**What you will do:** Leave out the pictures and repeat exactly the lines between the one containing "Emit a Python" and the one containing "ha='left', va='center', fontsize=17, color='black')", inclusive.

Source code of charts:
══════
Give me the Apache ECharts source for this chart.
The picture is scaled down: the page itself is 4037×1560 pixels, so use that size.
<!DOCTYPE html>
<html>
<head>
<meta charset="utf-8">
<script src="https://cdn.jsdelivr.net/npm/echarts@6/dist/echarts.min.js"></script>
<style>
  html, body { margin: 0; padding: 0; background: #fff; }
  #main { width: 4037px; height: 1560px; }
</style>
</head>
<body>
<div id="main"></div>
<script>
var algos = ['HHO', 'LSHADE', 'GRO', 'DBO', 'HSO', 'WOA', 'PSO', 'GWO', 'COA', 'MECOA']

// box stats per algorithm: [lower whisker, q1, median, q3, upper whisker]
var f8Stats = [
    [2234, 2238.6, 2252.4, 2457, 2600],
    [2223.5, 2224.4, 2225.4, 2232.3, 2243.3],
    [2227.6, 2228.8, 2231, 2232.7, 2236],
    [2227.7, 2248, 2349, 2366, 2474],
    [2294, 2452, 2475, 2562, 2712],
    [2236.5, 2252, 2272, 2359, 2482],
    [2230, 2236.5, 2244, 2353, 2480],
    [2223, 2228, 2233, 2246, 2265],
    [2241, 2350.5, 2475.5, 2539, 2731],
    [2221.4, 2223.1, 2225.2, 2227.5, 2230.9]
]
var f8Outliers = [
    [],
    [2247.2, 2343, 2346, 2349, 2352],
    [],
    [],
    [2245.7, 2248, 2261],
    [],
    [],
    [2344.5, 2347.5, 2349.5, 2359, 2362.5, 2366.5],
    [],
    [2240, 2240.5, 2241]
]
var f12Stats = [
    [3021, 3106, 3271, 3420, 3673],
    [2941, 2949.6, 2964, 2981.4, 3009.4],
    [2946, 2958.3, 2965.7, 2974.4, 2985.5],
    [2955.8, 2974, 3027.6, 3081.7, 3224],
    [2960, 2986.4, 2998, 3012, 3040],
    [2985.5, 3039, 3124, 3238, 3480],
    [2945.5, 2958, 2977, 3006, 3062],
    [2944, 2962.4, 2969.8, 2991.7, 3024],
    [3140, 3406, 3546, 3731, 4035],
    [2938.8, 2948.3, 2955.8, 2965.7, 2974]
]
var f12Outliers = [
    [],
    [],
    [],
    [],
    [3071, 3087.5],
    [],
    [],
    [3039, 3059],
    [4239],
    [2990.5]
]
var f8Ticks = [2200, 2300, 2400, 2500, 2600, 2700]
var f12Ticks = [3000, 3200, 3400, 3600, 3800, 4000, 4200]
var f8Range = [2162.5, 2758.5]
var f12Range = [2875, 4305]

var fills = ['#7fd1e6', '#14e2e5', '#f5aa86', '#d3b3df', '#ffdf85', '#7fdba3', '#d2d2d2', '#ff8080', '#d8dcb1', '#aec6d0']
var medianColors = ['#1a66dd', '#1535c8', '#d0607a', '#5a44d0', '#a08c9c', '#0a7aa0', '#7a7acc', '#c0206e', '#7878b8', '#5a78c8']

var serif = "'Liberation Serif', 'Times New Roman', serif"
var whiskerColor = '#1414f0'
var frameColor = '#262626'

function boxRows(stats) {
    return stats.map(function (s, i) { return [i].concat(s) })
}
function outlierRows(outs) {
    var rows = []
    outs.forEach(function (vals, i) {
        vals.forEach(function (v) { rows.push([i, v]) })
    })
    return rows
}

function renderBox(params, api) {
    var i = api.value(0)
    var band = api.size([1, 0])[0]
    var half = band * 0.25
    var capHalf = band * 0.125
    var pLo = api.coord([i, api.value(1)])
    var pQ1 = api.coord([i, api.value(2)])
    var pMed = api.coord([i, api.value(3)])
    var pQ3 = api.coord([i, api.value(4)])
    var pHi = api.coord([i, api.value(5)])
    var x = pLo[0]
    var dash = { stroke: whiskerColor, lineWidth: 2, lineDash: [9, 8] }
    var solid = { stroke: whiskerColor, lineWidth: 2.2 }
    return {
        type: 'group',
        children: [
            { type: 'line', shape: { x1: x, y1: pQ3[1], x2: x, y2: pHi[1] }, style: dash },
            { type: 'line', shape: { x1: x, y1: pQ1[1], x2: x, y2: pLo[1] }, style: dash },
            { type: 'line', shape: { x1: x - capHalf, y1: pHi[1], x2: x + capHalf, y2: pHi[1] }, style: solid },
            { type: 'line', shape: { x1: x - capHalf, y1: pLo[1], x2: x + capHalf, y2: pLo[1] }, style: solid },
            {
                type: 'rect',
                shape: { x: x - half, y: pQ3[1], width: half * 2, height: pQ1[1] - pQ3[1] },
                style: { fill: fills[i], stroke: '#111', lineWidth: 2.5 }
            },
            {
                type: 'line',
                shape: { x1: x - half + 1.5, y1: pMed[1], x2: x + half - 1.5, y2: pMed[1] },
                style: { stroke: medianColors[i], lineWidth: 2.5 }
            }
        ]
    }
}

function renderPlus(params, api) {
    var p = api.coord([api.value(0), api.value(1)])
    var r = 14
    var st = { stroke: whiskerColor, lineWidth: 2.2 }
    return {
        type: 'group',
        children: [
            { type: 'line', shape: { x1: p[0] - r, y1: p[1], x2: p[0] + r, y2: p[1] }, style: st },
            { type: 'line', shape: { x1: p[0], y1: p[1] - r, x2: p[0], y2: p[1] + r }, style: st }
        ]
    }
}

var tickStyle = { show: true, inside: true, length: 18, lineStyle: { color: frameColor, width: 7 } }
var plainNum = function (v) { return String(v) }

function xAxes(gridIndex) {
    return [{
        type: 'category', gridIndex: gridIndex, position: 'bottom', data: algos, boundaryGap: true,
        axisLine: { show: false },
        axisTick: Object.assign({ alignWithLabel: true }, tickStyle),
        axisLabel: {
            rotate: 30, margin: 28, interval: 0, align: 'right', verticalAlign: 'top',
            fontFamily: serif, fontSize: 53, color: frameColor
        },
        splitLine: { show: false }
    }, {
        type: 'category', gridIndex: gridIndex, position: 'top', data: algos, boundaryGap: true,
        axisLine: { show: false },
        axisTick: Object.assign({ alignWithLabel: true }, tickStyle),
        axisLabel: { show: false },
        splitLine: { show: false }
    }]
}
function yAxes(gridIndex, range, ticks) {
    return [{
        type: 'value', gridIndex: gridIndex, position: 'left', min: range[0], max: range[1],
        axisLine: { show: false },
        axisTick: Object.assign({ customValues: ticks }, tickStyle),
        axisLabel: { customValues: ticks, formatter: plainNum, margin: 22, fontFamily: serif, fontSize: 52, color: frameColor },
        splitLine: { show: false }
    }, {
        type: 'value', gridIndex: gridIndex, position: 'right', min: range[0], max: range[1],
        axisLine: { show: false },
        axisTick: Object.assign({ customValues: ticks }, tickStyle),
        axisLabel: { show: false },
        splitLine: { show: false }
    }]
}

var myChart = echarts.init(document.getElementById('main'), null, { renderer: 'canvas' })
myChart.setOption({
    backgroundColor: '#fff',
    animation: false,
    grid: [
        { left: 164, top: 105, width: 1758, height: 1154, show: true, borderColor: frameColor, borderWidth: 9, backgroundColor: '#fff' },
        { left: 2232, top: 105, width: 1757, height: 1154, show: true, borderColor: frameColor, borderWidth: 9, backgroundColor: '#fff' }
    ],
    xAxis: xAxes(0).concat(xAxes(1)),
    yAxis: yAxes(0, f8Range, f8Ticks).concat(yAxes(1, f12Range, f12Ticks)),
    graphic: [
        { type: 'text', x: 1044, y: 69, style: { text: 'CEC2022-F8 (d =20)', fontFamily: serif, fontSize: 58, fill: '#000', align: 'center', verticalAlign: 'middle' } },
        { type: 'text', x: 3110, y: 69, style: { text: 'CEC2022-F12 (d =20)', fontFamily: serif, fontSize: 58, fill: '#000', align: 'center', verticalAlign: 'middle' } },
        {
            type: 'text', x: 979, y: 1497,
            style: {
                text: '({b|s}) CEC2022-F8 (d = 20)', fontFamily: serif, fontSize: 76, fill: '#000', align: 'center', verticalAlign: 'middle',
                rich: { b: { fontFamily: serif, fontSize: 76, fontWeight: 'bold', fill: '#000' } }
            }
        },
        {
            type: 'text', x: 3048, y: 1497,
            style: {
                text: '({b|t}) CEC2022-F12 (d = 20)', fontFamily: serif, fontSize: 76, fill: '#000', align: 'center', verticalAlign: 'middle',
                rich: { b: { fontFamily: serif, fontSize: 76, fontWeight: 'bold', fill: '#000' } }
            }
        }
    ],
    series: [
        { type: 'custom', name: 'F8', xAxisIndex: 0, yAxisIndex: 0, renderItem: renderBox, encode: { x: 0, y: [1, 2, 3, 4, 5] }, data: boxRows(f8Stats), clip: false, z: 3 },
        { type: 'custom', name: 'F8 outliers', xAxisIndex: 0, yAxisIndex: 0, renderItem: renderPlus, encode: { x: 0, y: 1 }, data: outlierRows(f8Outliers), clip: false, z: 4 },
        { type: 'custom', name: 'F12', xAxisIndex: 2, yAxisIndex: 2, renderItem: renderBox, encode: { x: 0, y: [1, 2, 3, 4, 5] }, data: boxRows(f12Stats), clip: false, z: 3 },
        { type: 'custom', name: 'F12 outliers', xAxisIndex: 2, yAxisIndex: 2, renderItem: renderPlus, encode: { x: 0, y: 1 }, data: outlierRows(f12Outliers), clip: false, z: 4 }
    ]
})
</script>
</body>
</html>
══════
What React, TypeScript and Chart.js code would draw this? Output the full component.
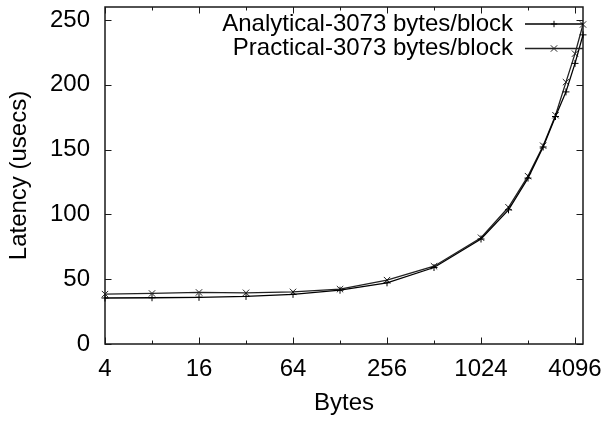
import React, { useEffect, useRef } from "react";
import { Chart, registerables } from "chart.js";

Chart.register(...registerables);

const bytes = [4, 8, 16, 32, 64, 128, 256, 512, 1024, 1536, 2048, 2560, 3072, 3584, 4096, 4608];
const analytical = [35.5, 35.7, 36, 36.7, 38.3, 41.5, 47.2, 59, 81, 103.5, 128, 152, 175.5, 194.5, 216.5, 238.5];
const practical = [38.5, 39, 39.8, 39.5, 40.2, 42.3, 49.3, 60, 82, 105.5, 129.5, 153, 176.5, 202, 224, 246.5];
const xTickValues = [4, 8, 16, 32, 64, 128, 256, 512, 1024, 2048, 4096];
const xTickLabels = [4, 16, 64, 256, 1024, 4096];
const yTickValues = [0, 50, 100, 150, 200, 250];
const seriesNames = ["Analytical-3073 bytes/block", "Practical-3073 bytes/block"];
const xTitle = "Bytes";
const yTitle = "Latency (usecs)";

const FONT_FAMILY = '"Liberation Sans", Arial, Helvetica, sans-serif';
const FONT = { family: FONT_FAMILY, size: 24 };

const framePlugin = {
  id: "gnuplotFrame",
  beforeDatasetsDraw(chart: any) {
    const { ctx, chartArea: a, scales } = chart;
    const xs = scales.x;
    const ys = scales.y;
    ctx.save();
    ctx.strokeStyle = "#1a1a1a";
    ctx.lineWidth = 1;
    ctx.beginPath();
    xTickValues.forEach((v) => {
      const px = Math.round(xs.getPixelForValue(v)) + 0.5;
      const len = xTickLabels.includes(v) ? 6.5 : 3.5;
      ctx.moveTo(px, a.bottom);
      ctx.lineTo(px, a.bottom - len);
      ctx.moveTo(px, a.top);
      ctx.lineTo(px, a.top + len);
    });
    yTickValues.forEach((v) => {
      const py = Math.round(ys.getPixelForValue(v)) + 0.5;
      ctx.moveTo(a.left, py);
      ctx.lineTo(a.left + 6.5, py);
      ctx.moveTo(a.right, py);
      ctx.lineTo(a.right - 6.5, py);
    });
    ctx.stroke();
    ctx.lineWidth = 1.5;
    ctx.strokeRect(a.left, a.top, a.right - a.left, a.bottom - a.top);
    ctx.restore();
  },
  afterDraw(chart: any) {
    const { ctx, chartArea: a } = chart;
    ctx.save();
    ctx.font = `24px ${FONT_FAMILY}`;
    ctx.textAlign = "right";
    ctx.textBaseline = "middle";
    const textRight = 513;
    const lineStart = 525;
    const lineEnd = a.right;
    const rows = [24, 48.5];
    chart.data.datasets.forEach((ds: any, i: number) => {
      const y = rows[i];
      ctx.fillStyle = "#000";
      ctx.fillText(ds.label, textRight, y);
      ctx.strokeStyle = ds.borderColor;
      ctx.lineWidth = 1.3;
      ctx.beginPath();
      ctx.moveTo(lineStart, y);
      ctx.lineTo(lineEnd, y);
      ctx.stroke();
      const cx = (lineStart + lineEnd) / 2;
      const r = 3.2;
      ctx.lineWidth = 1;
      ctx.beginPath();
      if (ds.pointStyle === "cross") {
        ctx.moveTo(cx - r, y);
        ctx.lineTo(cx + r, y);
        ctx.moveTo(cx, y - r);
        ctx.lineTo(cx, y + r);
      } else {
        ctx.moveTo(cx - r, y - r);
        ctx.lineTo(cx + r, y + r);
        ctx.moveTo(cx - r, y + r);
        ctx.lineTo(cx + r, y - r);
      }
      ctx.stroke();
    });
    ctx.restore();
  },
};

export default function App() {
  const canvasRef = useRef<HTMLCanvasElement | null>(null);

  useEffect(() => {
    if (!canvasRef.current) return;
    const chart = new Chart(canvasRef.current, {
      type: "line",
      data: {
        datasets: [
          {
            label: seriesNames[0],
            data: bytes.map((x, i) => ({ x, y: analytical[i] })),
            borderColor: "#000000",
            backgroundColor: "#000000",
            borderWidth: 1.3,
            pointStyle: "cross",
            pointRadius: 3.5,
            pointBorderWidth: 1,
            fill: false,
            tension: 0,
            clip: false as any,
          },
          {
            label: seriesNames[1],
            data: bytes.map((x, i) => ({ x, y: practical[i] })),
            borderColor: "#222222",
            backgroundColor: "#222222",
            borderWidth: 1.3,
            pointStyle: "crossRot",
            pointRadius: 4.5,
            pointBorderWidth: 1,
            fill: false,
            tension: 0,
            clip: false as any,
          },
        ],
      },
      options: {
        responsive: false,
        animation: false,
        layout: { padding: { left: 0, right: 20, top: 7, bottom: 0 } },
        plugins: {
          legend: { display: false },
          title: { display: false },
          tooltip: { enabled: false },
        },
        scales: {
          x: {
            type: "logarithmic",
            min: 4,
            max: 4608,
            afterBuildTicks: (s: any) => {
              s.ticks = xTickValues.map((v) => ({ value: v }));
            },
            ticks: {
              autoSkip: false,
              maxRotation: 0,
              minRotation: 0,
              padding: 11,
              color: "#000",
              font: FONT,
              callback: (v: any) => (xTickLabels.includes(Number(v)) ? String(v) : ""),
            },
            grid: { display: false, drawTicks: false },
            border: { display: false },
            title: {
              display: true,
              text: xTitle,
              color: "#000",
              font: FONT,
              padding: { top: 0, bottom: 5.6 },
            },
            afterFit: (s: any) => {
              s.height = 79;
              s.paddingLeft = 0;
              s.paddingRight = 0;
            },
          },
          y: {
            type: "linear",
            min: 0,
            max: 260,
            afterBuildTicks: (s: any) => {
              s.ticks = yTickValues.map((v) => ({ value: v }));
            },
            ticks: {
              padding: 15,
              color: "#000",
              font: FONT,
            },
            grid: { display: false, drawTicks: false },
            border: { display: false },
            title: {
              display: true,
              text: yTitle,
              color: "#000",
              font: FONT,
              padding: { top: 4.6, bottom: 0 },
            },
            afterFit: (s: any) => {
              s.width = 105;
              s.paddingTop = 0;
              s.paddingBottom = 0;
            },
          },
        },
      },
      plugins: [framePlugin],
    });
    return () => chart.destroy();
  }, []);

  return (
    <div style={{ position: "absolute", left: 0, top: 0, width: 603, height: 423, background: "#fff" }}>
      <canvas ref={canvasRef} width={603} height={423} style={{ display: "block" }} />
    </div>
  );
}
══════
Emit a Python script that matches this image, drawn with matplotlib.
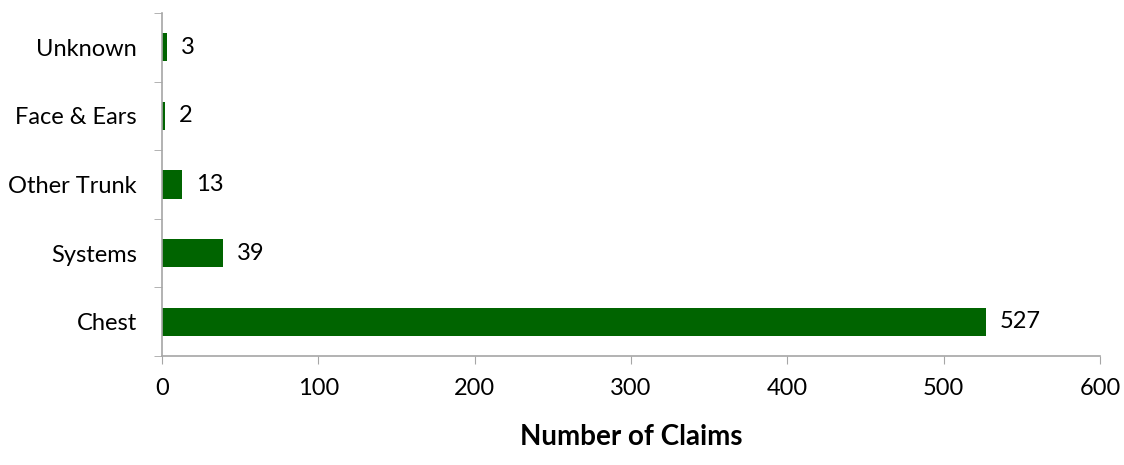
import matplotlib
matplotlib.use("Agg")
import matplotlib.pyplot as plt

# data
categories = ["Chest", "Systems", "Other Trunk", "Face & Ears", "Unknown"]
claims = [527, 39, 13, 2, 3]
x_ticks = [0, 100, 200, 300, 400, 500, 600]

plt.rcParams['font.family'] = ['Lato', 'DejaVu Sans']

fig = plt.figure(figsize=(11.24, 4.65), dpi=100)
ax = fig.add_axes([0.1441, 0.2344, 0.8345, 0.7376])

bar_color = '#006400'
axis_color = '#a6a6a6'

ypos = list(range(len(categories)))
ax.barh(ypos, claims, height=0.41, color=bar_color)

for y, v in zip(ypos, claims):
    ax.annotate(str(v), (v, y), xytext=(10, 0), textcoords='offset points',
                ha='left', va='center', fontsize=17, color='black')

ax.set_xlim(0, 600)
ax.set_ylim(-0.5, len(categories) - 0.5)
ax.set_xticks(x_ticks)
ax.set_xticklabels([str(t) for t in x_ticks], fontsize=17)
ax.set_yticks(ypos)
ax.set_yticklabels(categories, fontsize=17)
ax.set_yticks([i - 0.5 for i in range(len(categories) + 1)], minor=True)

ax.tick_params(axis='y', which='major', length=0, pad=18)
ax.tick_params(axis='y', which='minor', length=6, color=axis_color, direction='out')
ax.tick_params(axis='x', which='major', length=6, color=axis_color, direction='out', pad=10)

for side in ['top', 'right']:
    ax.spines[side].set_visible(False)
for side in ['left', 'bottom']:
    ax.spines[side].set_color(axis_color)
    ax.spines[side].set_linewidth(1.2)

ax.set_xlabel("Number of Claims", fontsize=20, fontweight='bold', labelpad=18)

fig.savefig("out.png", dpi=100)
══════
**Answer to the problem:**
Emit a Python script that matches this image, drawn with matplotlib.
import matplotlib
matplotlib.use("Agg")
import matplotlib.pyplot as plt

# data
categories = ["Chest", "Systems", "Other Trunk", "Face & Ears", "Unknown"]
claims = [527, 39, 13, 2, 3]
x_ticks = [0, 100, 200, 300, 400, 500, 600]

plt.rcParams['font.family'] = ['Lato', 'DejaVu Sans']

fig = plt.figure(figsize=(11.24, 4.65), dpi=100)
ax = fig.add_axes([0.1441, 0.2344, 0.8345, 0.7376])

bar_color = '#006400'
axis_color = '#a6a6a6'

ypos = list(range(len(categories)))
ax.barh(ypos, claims, height=0.41, color=bar_color)

for y, v in zip(ypos, claims):
    ax.annotate(str(v), (v, y), xytext=(10, 0), textcoords='offset points',
                ha='left', va='center', fontsize=17, color='black')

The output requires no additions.